- [Record excerpts]
※
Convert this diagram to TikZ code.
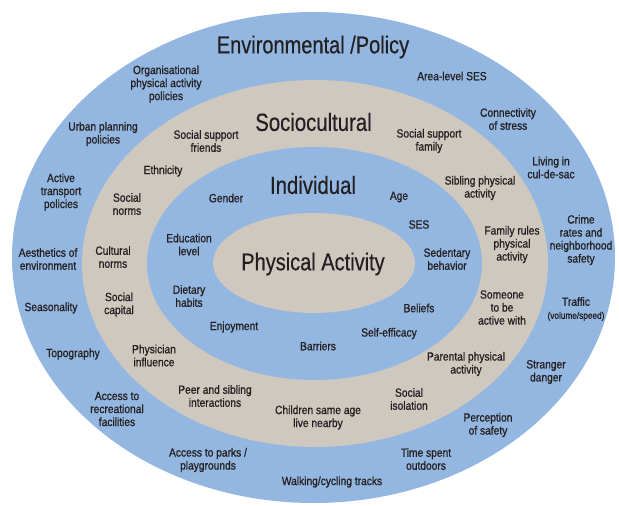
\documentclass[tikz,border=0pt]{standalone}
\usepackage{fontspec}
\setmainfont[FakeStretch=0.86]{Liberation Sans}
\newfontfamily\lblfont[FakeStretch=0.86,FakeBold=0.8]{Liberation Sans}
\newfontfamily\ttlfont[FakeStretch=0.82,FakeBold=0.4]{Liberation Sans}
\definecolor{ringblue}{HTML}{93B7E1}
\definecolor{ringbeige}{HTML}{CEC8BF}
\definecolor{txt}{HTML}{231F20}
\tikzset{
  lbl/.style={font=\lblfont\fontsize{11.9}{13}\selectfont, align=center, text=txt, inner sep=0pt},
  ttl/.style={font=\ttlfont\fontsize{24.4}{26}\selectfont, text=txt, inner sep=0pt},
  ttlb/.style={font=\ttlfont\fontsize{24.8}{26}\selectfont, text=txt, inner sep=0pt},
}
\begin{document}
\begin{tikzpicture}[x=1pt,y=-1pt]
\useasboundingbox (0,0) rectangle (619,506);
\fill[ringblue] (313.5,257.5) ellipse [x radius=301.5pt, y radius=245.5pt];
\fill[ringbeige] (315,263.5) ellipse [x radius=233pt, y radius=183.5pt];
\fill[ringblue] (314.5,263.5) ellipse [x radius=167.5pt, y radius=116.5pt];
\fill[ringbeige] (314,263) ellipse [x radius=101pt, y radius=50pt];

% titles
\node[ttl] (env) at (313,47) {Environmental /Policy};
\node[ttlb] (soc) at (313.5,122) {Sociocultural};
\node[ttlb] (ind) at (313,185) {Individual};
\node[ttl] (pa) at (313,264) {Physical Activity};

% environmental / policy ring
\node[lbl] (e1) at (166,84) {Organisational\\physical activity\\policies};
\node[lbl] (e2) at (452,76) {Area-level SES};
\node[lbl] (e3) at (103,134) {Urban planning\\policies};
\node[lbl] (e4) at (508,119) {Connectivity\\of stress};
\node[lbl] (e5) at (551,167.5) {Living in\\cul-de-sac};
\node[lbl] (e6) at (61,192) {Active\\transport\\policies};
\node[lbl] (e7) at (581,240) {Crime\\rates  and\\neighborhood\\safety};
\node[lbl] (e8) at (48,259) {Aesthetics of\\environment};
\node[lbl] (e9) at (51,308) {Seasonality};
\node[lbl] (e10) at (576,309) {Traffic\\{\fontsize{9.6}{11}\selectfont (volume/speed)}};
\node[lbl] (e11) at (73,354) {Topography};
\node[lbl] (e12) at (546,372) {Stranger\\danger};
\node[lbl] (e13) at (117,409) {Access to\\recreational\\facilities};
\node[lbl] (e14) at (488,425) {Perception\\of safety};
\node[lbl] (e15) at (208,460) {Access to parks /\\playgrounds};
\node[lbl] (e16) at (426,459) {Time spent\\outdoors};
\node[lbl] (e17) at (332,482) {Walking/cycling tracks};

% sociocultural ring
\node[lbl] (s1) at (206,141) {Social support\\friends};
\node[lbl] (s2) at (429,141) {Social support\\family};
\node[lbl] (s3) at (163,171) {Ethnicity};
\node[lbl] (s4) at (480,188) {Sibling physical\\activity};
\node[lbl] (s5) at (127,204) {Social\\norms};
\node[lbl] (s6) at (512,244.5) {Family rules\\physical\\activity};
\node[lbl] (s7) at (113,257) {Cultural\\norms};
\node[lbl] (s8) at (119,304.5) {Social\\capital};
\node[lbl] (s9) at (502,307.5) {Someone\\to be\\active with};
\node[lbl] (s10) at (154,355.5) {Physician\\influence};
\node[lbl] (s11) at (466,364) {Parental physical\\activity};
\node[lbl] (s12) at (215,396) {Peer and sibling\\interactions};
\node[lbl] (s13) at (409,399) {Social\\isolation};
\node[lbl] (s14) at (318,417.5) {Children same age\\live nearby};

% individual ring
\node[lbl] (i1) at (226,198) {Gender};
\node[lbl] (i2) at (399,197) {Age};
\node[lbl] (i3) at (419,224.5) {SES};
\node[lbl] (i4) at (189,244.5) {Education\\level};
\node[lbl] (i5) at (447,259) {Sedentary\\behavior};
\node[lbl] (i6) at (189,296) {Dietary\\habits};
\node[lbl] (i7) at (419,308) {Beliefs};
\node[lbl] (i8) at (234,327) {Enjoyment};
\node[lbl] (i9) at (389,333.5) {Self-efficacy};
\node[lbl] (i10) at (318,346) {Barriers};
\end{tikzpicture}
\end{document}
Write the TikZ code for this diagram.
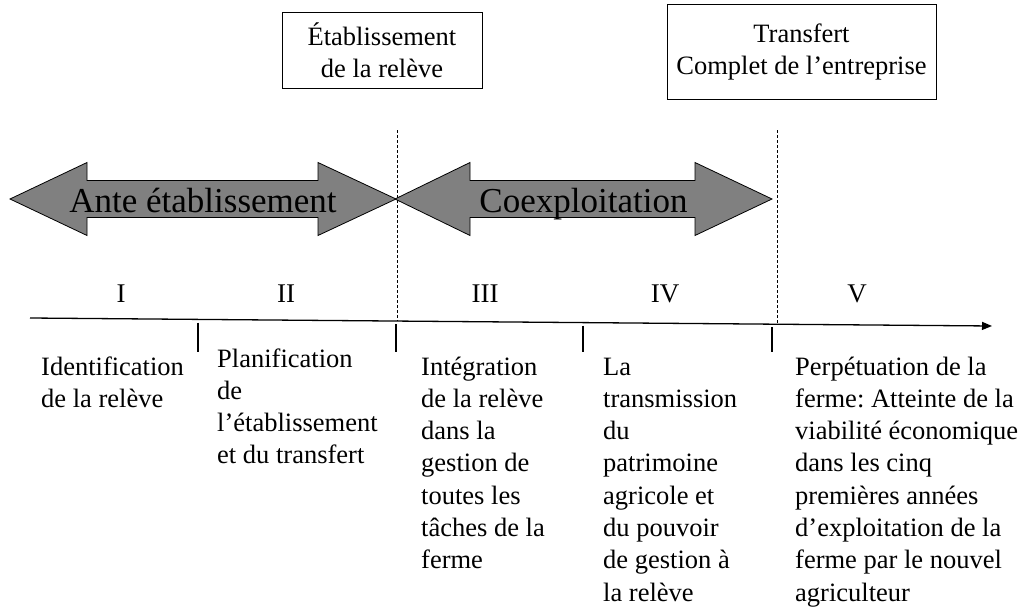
※
- [What is being asked] Your copy of the data should match it exactly, except that pictures are left out.

- [Output]
Convert this diagram to TikZ code.
\documentclass[tikz,border=0pt]{standalone}
\usepackage{fontspec}
\setmainfont[FakeStretch=0.86]{Liberation Sans}
\newfontfamily\lblfont[FakeStretch=0.86,FakeBold=0.8]{Liberation Sans}
\newfontfamily\ttlfont[FakeStretch=0.82,FakeBold=0.4]{Liberation Sans}
\definecolor{ringblue}{HTML}{93B7E1}
\definecolor{ringbeige}{HTML}{CEC8BF}
\definecolor{txt}{HTML}{231F20}
\tikzset{
  lbl/.style={font=\lblfont\fontsize{11.9}{13}\selectfont, align=center, text=txt, inner sep=0pt},
  ttl/.style={font=\ttlfont\fontsize{24.4}{26}\selectfont, text=txt, inner sep=0pt},
  ttlb/.style={font=\ttlfont\fontsize{24.8}{26}\selectfont, text=txt, inner sep=0pt},
}
\begin{document}
\begin{tikzpicture}[x=1pt,y=-1pt]
\useasboundingbox (0,0) rectangle (619,506);
\fill[ringblue] (313.5,257.5) ellipse [x radius=301.5pt, y radius=245.5pt];
\fill[ringbeige] (315,263.5) ellipse [x radius=233pt, y radius=183.5pt];
\fill[ringblue] (314.5,263.5) ellipse [x radius=167.5pt, y radius=116.5pt];
\fill[ringbeige] (314,263) ellipse [x radius=101pt, y radius=50pt];

% titles
\node[ttl] (env) at (313,47) {Environmental /Policy};
\node[ttlb] (soc) at (313.5,122) {Sociocultural};
\node[ttlb] (ind) at (313,185) {Individual};
\node[ttl] (pa) at (313,264) {Physical Activity};

% environmental / policy ring
\node[lbl] (e1) at (166,84) {Organisational\\physical activity\\policies};
\node[lbl] (e2) at (452,76) {Area-level SES};
\node[lbl] (e3) at (103,134) {Urban planning\\policies};
\node[lbl] (e4) at (508,119) {Connectivity\\of stress};
\node[lbl] (e5) at (551,167.5) {Living in\\cul-de-sac};
\node[lbl] (e6) at (61,192) {Active\\transport\\policies};
\node[lbl] (e7) at (581,240) {Crime\\rates  and\\neighborhood\\safety};
\node[lbl] (e8) at (48,259) {Aesthetics of\\environment};
\node[lbl] (e9) at (51,308) {Seasonality};
\node[lbl] (e10) at (576,309) {Traffic\\{\fontsize{9.6}{11}\selectfont (volume/speed)}};
\node[lbl] (e11) at (73,354) {Topography};
\node[lbl] (e12) at (546,372) {Stranger\\danger};
\node[lbl] (e13) at (117,409) {Access to\\recreational\\facilities};
\node[lbl] (e14) at (488,425) {Perception\\of safety};
\node[lbl] (e15) at (208,460) {Access to parks /\\playgrounds};
\node[lbl] (e16) at (426,459) {Time spent\\outdoors};
\node[lbl] (e17) at (332,482) {Walking/cycling tracks};

% sociocultural ring
\node[lbl] (s1) at (206,141) {Social support\\friends};
\node[lbl] (s2) at (429,141) {Social support\\family};
\node[lbl] (s3) at (163,171) {Ethnicity};
\node[lbl] (s4) at (480,188) {Sibling physical\\activity};
\node[lbl] (s5) at (127,204) {Social\\norms};
\node[lbl] (s6) at (512,244.5) {Family rules\\physical\\activity};
\node[lbl] (s7) at (113,257) {Cultural\\norms};
\node[lbl] (s8) at (119,304.5) {Social\\capital};
\node[lbl] (s9) at (502,307.5) {Someone\\to be\\active with};
\node[lbl] (s10) at (154,355.5) {Physician\\influence};
\node[lbl] (s11) at (466,364) {Parental physical\\activity};
\node[lbl] (s12) at (215,396) {Peer and sibling\\interactions};
\node[lbl] (s13) at (409,399) {Social\\isolation};
\node[lbl] (s14) at (318,417.5) {Children same age\\live nearby};

% individual ring
\node[lbl] (i1) at (226,198) {Gender};
\node[lbl] (i2) at (399,197) {Age};
\node[lbl] (i3) at (419,224.5) {SES};
\node[lbl] (i4) at (189,244.5) {Education\\level};
\node[lbl] (i5) at (447,259) {Sedentary\\behavior};
\node[lbl] (i6) at (189,296) {Dietary\\habits};
\node[lbl] (i7) at (419,308) {Beliefs};
\node[lbl] (i8) at (234,327) {Enjoyment};
\node[lbl] (i9) at (389,333.5) {Self-efficacy};
\node[lbl] (i10) at (318,346) {Barriers};
\end{tikzpicture}
\end{document}
Write the TikZ code for this diagram.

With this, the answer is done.